Palo Alto Airport (PAO)
Your guide to general aviation in the heart of Silicon Valley
Palo Alto Airport, listed under the airport codes PAO and KPAO, is a general aviation field on the western shore of San Francisco Bay, about three miles from downtown Palo Alto and Stanford University. Operated by the City of Palo Alto, it serves private pilots, flight schools, and business aviation rather than scheduled airline traffic - there are no commercial flights here, no security lines, and no gate numbers. What you will find is a small, towered field with a single runway, two long-running flying clubs, and a handful of independent maintenance and avionics shops, all set in one of the busiest stretches of airspace in Northern California. This page gives a general orientation to the airport; for ground transportation, maintenance, or aircraft rental specifics, the sections below link to dedicated pages with more detail.
Airport Facts at a Glance
Palo Alto Airport sits at an elevation of 7 feet above sea level and covers about 102 acres on the southern end of San Francisco Bay. It has a single asphalt runway, 13/31, measuring 2,443 by 70 feet, suited to light single and twin-engine aircraft and light turboprops rather than larger business jets.
The control tower operates from 7 a.m. to 9 p.m. local time; outside those hours the field reverts to non-towered operations. The airport is owned and operated by the City of Palo Alto, and its location places it under San Francisco International's Class B airspace, with Class C airspace from both Oakland and San Jose International close by.
A General Aviation Field in the Middle of Silicon Valley
What makes PAO distinctive is less the airport itself and more what surrounds it. Stanford University and downtown Palo Alto are both about three miles away, and the airport sits within a fifteen to twenty minute drive of Mountain View, Sunnyvale, and the rest of the Silicon Valley tech corridor. That proximity is why the field sees a steady stream of business aviation traffic alongside its core community of local pilots, flight students, and flying club members - it's a working general aviation airport that happens to sit in the middle of one of the most expensive and well-connected pieces of real estate in the country.

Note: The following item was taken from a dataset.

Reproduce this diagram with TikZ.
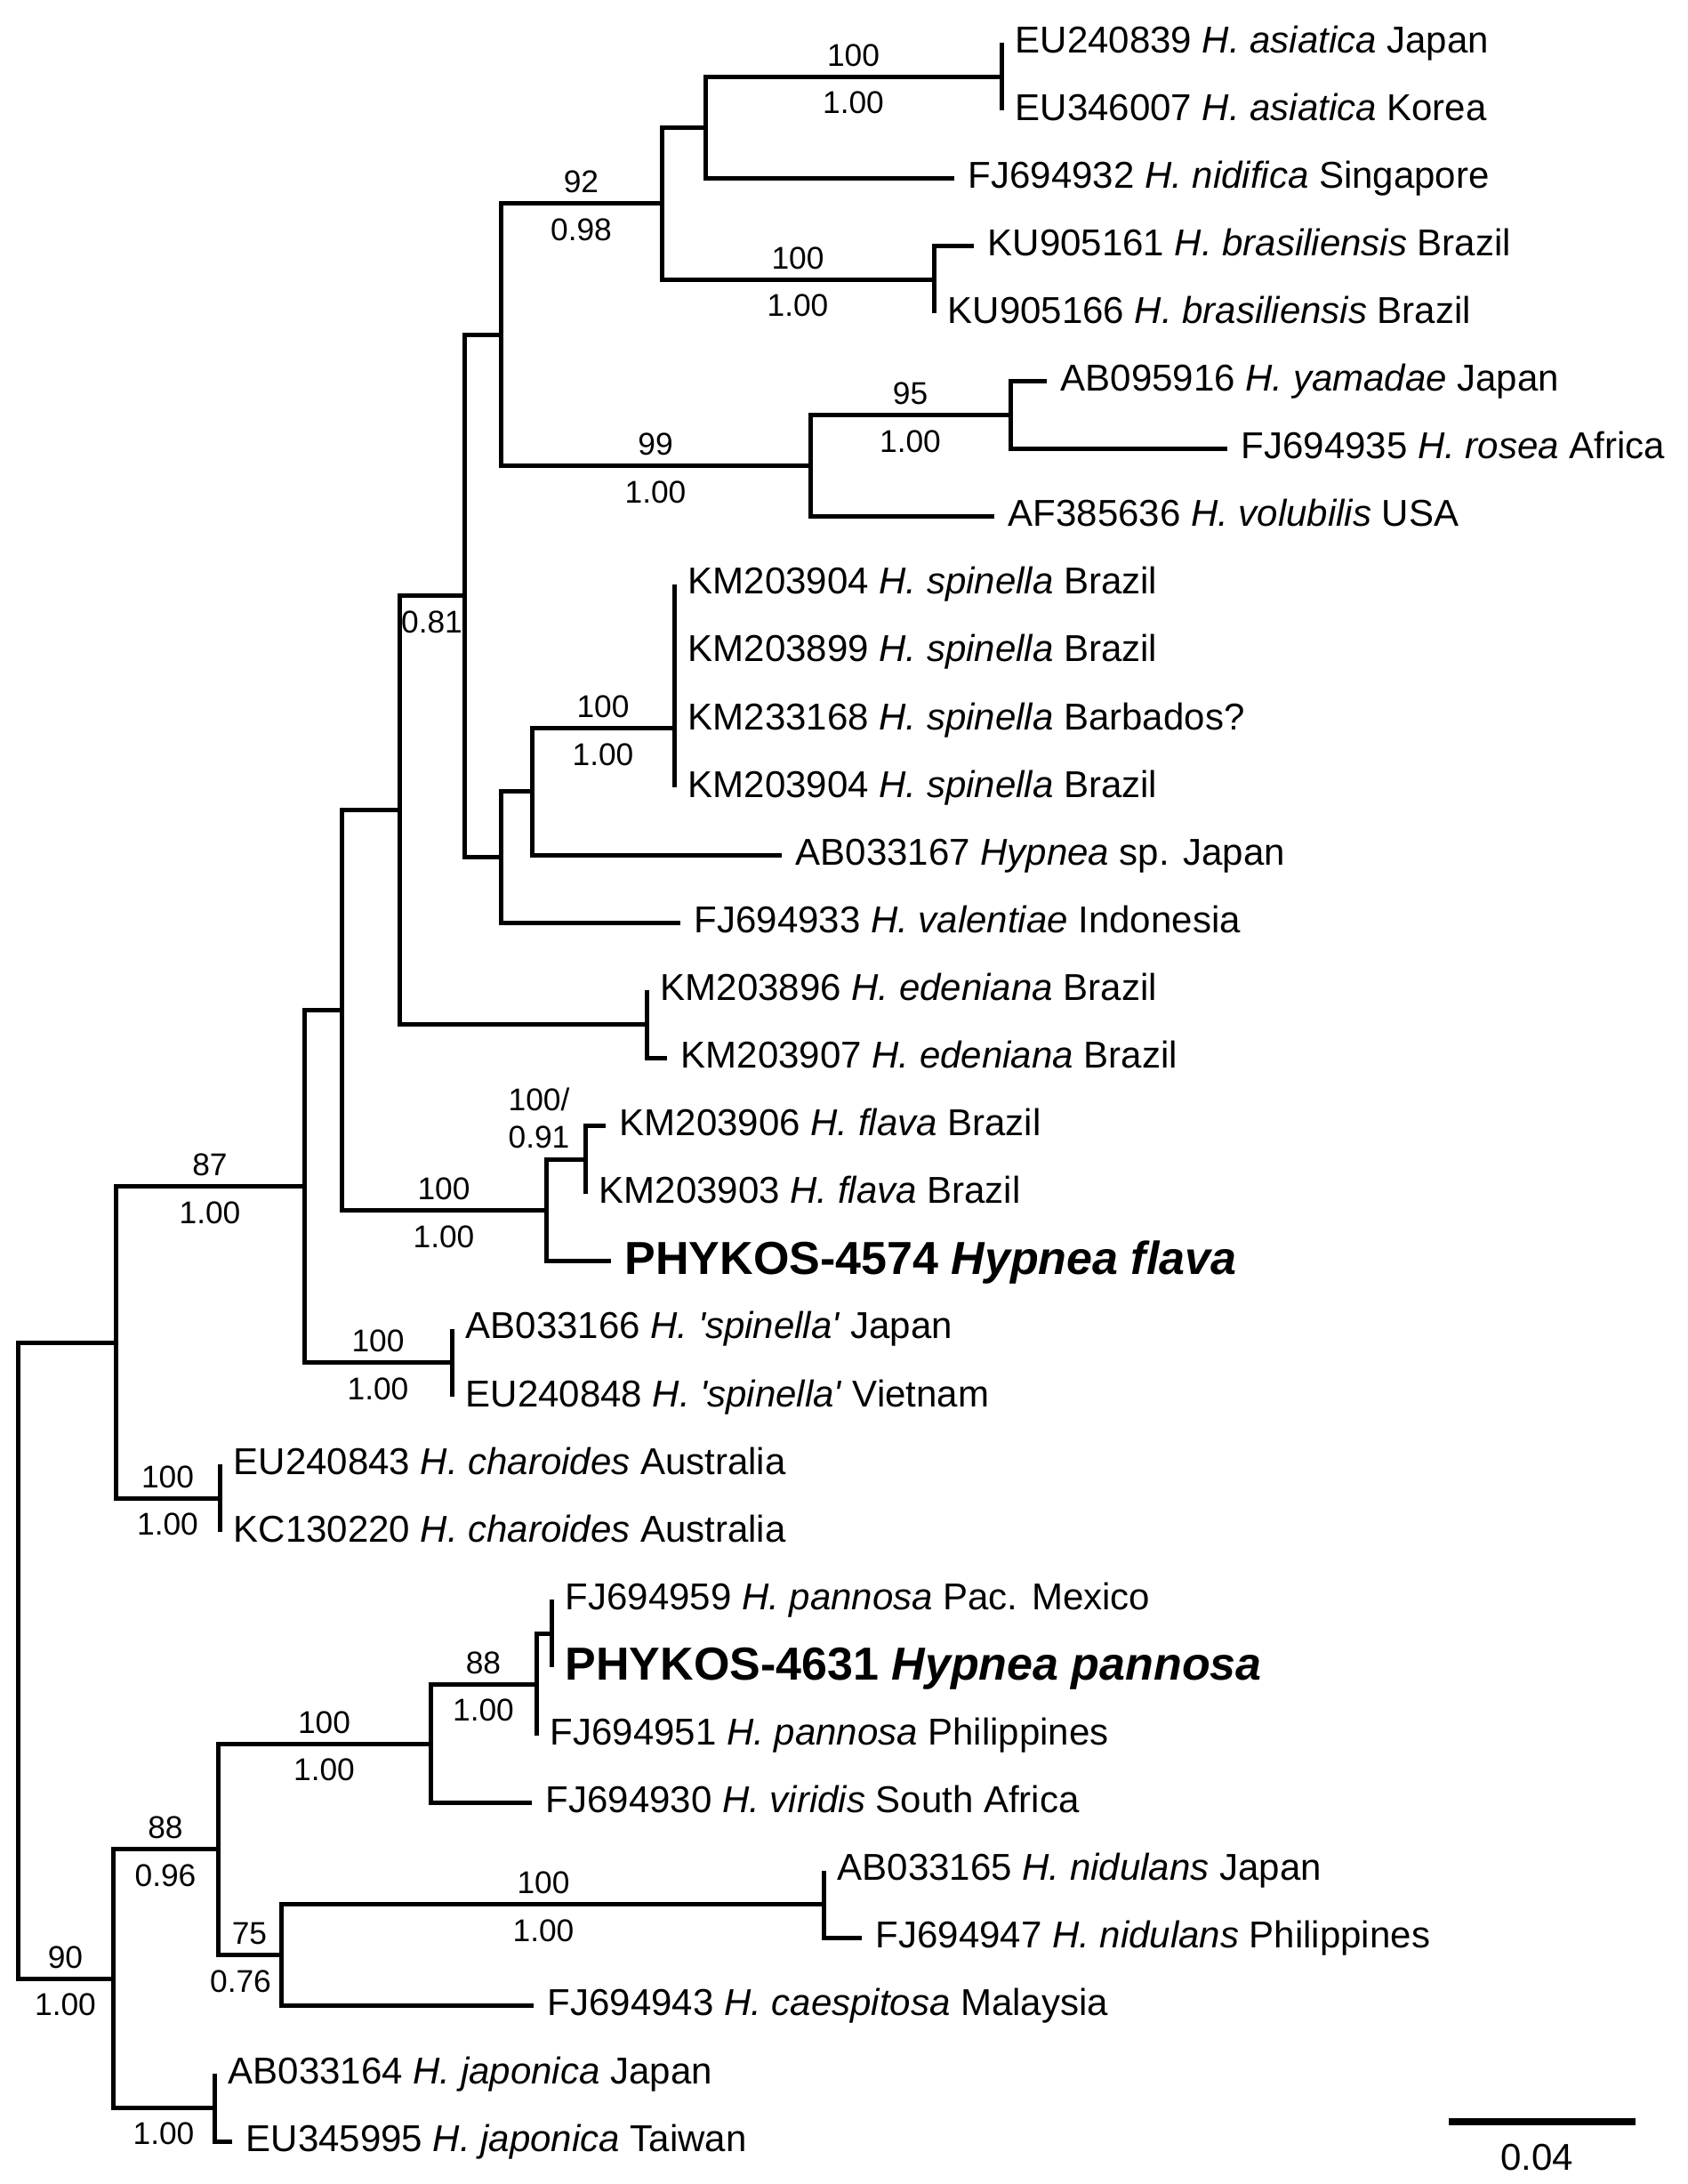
\documentclass[tikz,border=0pt]{standalone}
\usepackage{fontspec}
\setmainfont{Liberation Sans}
\begin{document}
\begin{tikzpicture}[x=0.3pt, y=-0.3pt,
  br/.style={line width=1.5pt},
  tip/.style={anchor=west, inner xsep=4.5pt, inner ysep=0pt, text height=9pt, text depth=2.4pt,
    font=\fontsize{12.6}{14}\selectfont},
  ours/.style={tip, text height=11pt, font=\fontsize{15.6}{18}\selectfont\bfseries},
  bs/.style={inner sep=0pt, font=\fontsize{10.6}{12}\selectfont},
  up/.style={bs, pos=.75, above=2.75pt},
  dn/.style={bs, pos=.75, below=4.3pt}]
  \useasboundingbox (0,0) rectangle (1898,2455);

  % leaves
  \node[tip] (eu240839) at (1126,48) {EU240839 \textit{H. asiatica} Japan};
  \node[tip] (eu346007) at (1126,124.1) {EU346007 \textit{H. asiatica} Korea};
  \node[tip] (fj694932) at (1073,200.2) {FJ694932 \textit{H. nidifica} Singapore};
  \node[tip] (ku905161) at (1095,276.3) {KU905161 \textit{H. brasiliensis} Brazil};
  \node[tip] (ku905166) at (1050,352.4) {KU905166 \textit{H. brasiliensis} Brazil};
  \node[tip] (ab095916) at (1177,428.5) {AB095916 \textit{H. yamadae} Japan};
  \node[tip] (fj694935) at (1380,504.6) {FJ694935 \textit{H. rosea} Africa};
  \node[tip] (af385636) at (1118,580.7) {AF385636 \textit{H. volubilis} USA};
  \node[tip] (km203904a) at (758,656.8) {KM203904 \textit{H. spinella} Brazil};
  \node[tip] (km203899) at (758,732.9) {KM203899 \textit{H. spinella} Brazil};
  \node[tip] (km233168) at (758,809) {KM233168 \textit{H. spinella} Barbados?};
  \node[tip] (km203904b) at (758,885.1) {KM203904 \textit{H. spinella} Brazil};
  \node[tip] (ab033167) at (879,961.2) {AB033167 \textit{Hypnea} sp. Japan};
  \node[tip] (fj694933) at (765,1037.3) {FJ694933 \textit{H. valentiae} Indonesia};
  \node[tip] (km203896) at (727,1113.4) {KM203896 \textit{H. edeniana} Brazil};
  \node[tip] (km203907) at (750,1189.5) {KM203907 \textit{H. edeniana} Brazil};
  \node[tip] (km203906) at (681,1265.6) {KM203906 \textit{H. flava} Brazil};
  \node[tip] (km203903) at (658,1341.7) {KM203903 \textit{H. flava} Brazil};
  \node[ours] (phy4574) at (687,1417.8) {PHYKOS-4574 \textit{Hypnea flava}};
  \node[tip] (ab033166) at (508,1493.9) {AB033166 \textit{H. \textquotesingle spinella\textquotesingle} Japan};
  \node[tip] (eu240848) at (508,1570) {EU240848 \textit{H. \textquotesingle spinella\textquotesingle} Vietnam};
  \node[tip] (eu240843) at (247,1646.1) {EU240843 \textit{H. charoides} Australia};
  \node[tip] (kc130220) at (247,1722.2) {KC130220 \textit{H. charoides} Australia};
  \node[tip] (fj694959) at (620,1798.3) {FJ694959 \textit{H. pannosa} Pac. Mexico};
  \node[ours] (phy4631) at (620,1874.4) {PHYKOS-4631 \textit{Hypnea pannosa}};
  \node[tip] (fj694951) at (603,1950.5) {FJ694951 \textit{H. pannosa} Philippines};
  \node[tip] (fj694930) at (598,2026.6) {FJ694930 \textit{H. viridis} South Africa};
  \node[tip] (ab033165) at (926,2102.7) {AB033165 \textit{H. nidulans} Japan};
  \node[tip] (fj694947) at (969,2178.8) {FJ694947 \textit{H. nidulans} Philippines};
  \node[tip] (fj694943) at (600,2254.9) {FJ694943 \textit{H. caespitosa} Malaysia};
  \node[tip] (ab033164) at (241,2331) {AB033164 \textit{H. japonica} Japan};
  \node[tip] (eu345995) at (261,2407.1) {EU345995 \textit{H. japonica} Taiwan};

  % internal nodes
  \coordinate (root) at (20,1866.5);
  \coordinate (nA) at (130,1509);    \coordinate (nB) at (127,2224);
  \coordinate (n87) at (342,1333.8); \coordinate (cha) at (247,1684.15);
  \coordinate (n384) at (384,1135.7); \coordinate (spq) at (508,1531.95);
  \coordinate (n449) at (449,910.7); \coordinate (flava) at (614,1360.7);
  \coordinate (flav2) at (658,1303.65);
  \coordinate (n081) at (522,669.9); \coordinate (eden) at (727,1151.45);
  \coordinate (top) at (563,376.15); \coordinate (vale) at (563,963.6);
  \coordinate (sp13) at (598,889.85); \coordinate (spin) at (758,818.5);
  \coordinate (n92) at (744,228.7);  \coordinate (n99) at (911,523.6);
  \coordinate (nidi) at (793,143.1); \coordinate (asia) at (1126,86.05);
  \coordinate (bras) at (1050,314.35); \coordinate (yama) at (1136,466.55);
  \coordinate (n88b) at (245,2078.9); \coordinate (japo) at (241,2369.05);
  \coordinate (viri) at (484,1960);  \coordinate (caes) at (316,2197.8);
  \coordinate (pan) at (603,1893.4); \coordinate (pan2) at (620,1836.35);
  \coordinate (nidu) at (926,2140.75);

  % backbone
  \draw[br] (root) |- (nA) (root) |- (nB) node[up]{90} node[dn]{1.00};
  \draw[br] (nA) |- (n87) node[up]{87} node[dn]{1.00} (nA) |- (cha) node[up]{100} node[dn]{1.00};
  \draw[br] (cha) -- (eu240843.west) (cha) -- (kc130220.west);
  \draw[br] (n87) |- (n384) (n87) |- (spq) node[up]{100} node[dn]{1.00};
  \draw[br] (spq) -- (ab033166.west) (spq) -- (eu240848.west);

  % flava
  \draw[br] (n384) |- (n449) (n384) |- (flava) node[up]{100} node[dn]{1.00};
  \draw[br] (flava) |- (flav2) (flava) |- (phy4574.west);
  \draw[br] (flav2) |- (km203906.west) (flav2) -- (km203903.west);
  \node[bs] (bsfl) at (606,1236) {100/};
  \node[bs] (ppfl) at (606,1278) {0.91};

  % edeniana, spinella, valentiae
  \draw[br] (n449) |- (n081) node[dn]{0.81} (n449) |- (eden);
  \draw[br] (eden) -- (km203896.west) (eden) |- (km203907.west);
  \draw[br] (n081) |- (top) (n081) |- (vale);
  \draw[br] (vale) |- (sp13) (vale) |- (fj694933.west);
  \draw[br] (sp13) |- (spin) node[up]{100} node[dn]{1.00} (sp13) |- (ab033167.west);
  \draw[br] (spin) -- (km203904a.west) (spin) -- (km203899.west)
    (spin) -- (km233168.west) (spin) -- (km203904b.west);

  % asiatica, brasiliensis, yamadae
  \draw[br] (top) |- (n92) node[up]{92} node[dn]{0.98} (top) |- (n99) node[up]{99} node[dn]{1.00};
  \draw[br] (n92) |- (nidi) (n92) |- (bras) node[up]{100} node[dn]{1.00};
  \draw[br] (nidi) |- (asia) node[up]{100} node[dn]{1.00} (nidi) |- (fj694932.west);
  \draw[br] (asia) -- (eu240839.west) (asia) -- (eu346007.west);
  \draw[br] (bras) |- (ku905161.west) (bras) -- (ku905166.west);
  \draw[br] (n99) |- (yama) node[up]{95} node[dn]{1.00} (n99) |- (af385636.west);
  \draw[br] (yama) |- (ab095916.west) (yama) |- (fj694935.west);

  % pannosa, nidulans, japonica
  \draw[br] (nB) |- (n88b) node[up]{88} node[dn]{0.96} (nB) |- (japo) node[dn]{1.00};
  \draw[br] (japo) -- (ab033164.west) (japo) |- (eu345995.west);
  \draw[br] (n88b) |- (viri) node[up]{100} node[dn]{1.00} (n88b) |- (caes) node[up]{75} node[dn, xshift=-3pt]{0.76};
  \draw[br] (viri) |- (pan) node[up]{88} node[dn]{1.00} (viri) |- (fj694930.west);
  \draw[br] (pan) |- (pan2) (pan) -- (fj694951.west);
  \draw[br] (pan2) -- (fj694959.west) (pan2) -- (phy4631.west);
  \draw[br] (caes) |- (nidu) node[up, xshift=-3pt]{100} node[dn, xshift=-3pt]{1.00} (caes) |- (fj694943.west);
  \draw[br] (nidu) -- (ab033165.west) (nidu) |- (fj694947.west);

  % scale bar
  \coordinate (sbl) at (1629,2385); \coordinate (sbr) at (1839,2385);
  \draw[line width=2.3pt] (sbl) -- (sbr);
  \node[font=\fontsize{12.6}{14}\selectfont, inner sep=0pt] (sblab) at (1728,2425) {0.04};
\end{tikzpicture}
\end{document}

There are no scheduled passenger flights at PAO. Anyone arriving by air here is flying privately, training, or operating for business - which also shapes the kind of ground services available, covered in more detail on the Transfers and FBO pages below.
Who Flies Out of PAO
The field is home to two of the Bay Area's longest-running flying clubs: the Stanford Flying Club, founded in 1930, and West Valley Flying Club, established in 1973. Both run membership-based fleets used for everything from weekend recreational flying to full flight training programs, and together they make up a large share of the based aircraft and daily traffic at the field.
Alongside the clubs, several independent businesses provide maintenance and avionics support, including Advantage Aviation, Aero Works (WVAS Inc.), Rossi Aircraft, and Peninsula Avionics. If you're new to the field, whether you're renting, maintaining an aircraft, or just visiting, the dedicated pages linked below go into the specifics of each.
Visiting PAO for the First Time
If you're flying in or arranging ground transportation for the first time, a few things are worth knowing upfront. The terminal building is compact and sits on the southeast side of the field - there's no commercial-style arrivals hall, so coordinating pickups in advance is the norm rather than the exception.
The surrounding airspace is genuinely busy, sitting under San Francisco's Class B shelf with Class C airspace from San Jose and Oakland nearby, so pilots unfamiliar with the area should review current charts before arrival. And because PAO is a general aviation field rather than a commercial hub, plan on arranging transportation, maintenance, or rental needs ahead of time rather than expecting walk-up service once you land.